Here's a brute-force in Haskell (takes about 10 seconds to get going).
Code:
import Control.Monad (guard, replicateM)
developers = ["A", "B", "C", "D", "E", "F"]
combinations = filter (\x -> head x /= last x) . replicateM 2 $ developers
makeWeek week =
if length week == length developers
then [week]
else do
review <- combinations
guard (notElem (take 1 review) (map (take 1) week)
&& notElem (drop 1 review) (map (drop 1) week)
&& notElem (reverse review) week
&& notElem review week)
makeWeek (review:week)
solve = solve' [] where
solve' weeks =
if length weeks == length developers - 1
then [weeks]
else do
week' <- makeWeek []
guard (all (\x -> notElem x (concat . take (length developers - 1) $ weeks)) week')
solve' (week':weeks)
Sample Output:
*Main> solve
[[[["F","B"],["E","A"],["D","C"],["C","E"],["B","D"],["A","F"]]
,[["F","C"],["E","B"],["D","A"],["C","D"],["B","F"],["A","E"]]
,[["F","A"],["E","C"],["D","B"],["C","F"],["B","E"],["A","D"]]
,[["F","E"],["E","D"],["D","F"],["C","B"],["B","A"],["A","C"]]
,[["F","D"],["E","F"],["D","E"],["C","A"],["B","C"],["A","B"]]],...etc
I will assume that by closed loops, you refer to cycles of length exactly 2. That is, it is allowed that A reviews B, B reviews C and C reviews A.

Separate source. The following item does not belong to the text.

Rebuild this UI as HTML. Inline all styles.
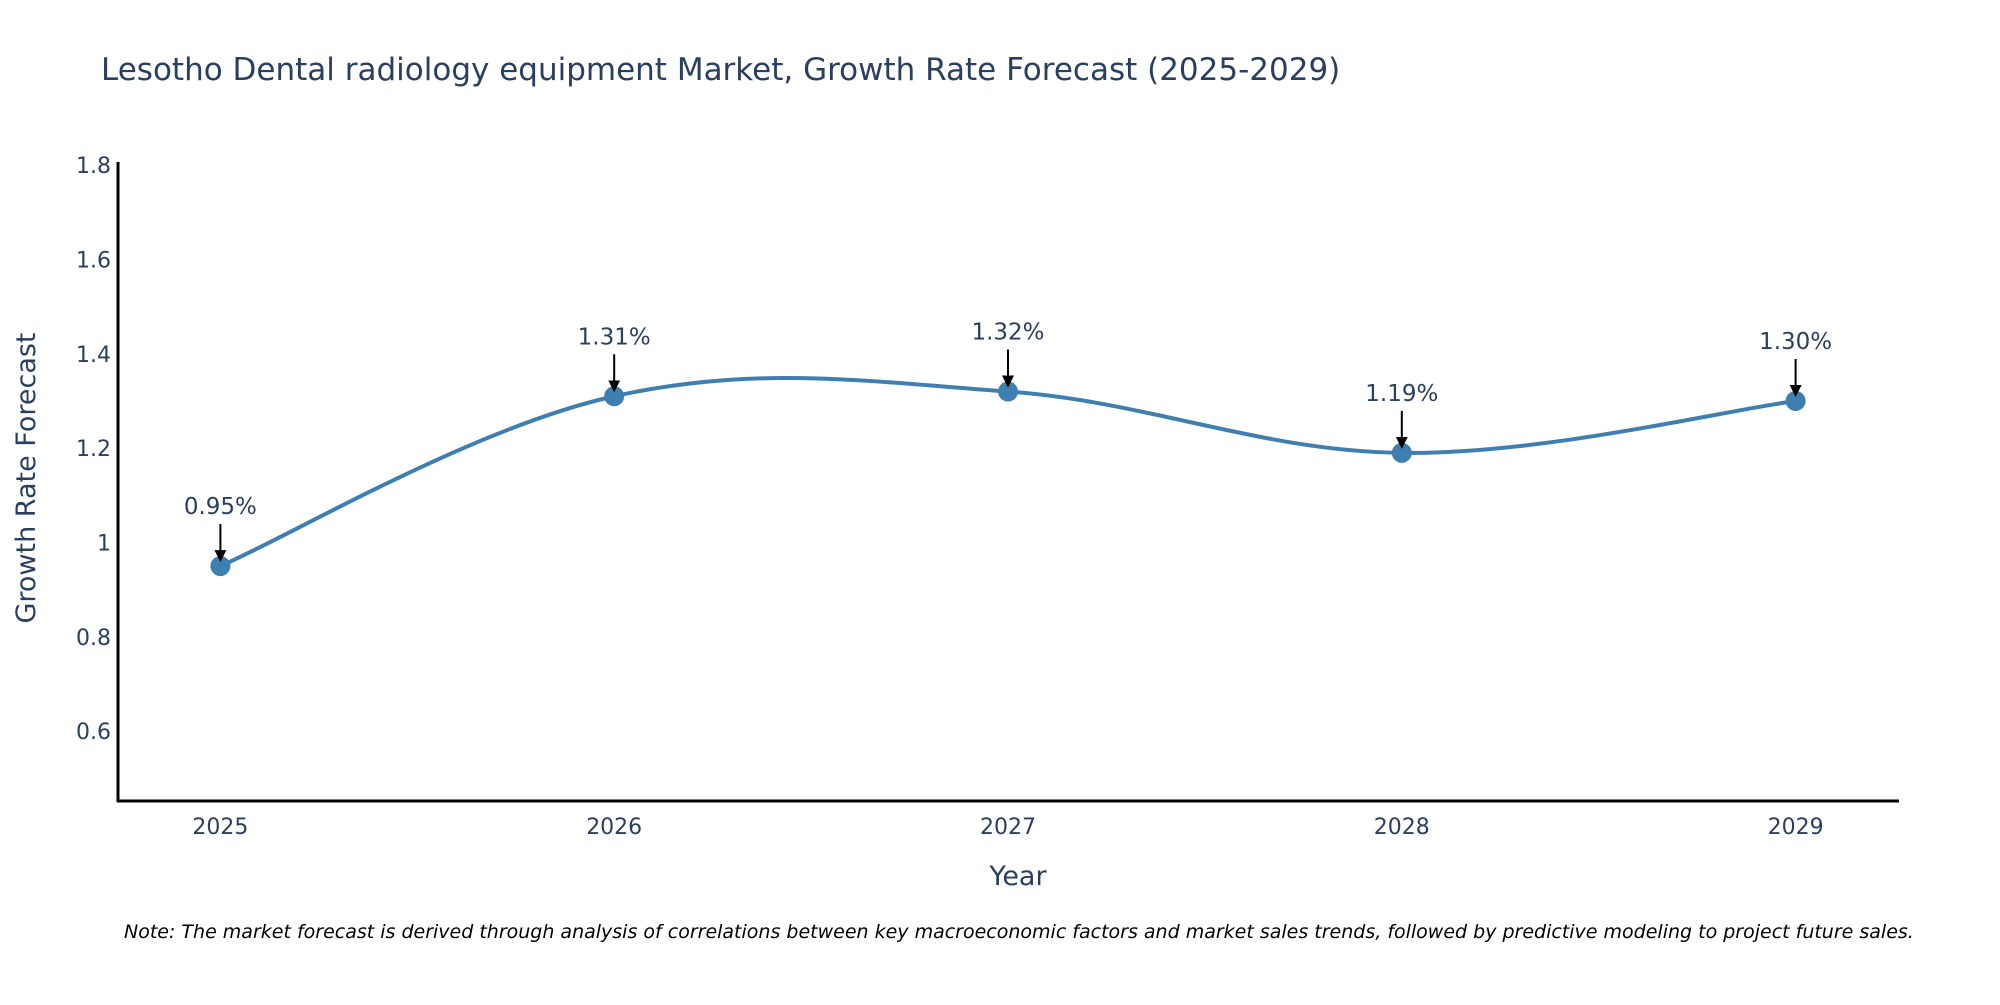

Let n be the number of people, and let 0, ..., n-1 be their names.
Week 1:
Person i reviews the code of person (i + 1) % n.
Week 2: Person i reviews the code of person (i + 2) % n.
...
Week n/2: Person i cannot review the code of person (i + n/2) % n, since this would cause a closed loop. Therefore, person i instead reviews the code of person (i + n/2 + 1) % n.
Week n/2 + 1: Person i reviews the code of person (i + n/2 + 2) % n.
...
Week n - 1: Person i reviews the code of person (i + 1) % n again, everything starts over.
Note: your last (optional) requirement (each person reviews every other person before the cycle starts again) is violated. For n = 2 and n = 4, no solution exists that satisfy all requirements anyway. The base case n = 2 is trivial. Consider the case n = 4: If you want to avoid closed loops, at least one person has to review the same person twice in a row. (Just enumerate all possible review relationships to see this).
If you really need your last requirement, you'll have to go with #groovy's solution. I'll leave mine here since it's very easy to compute.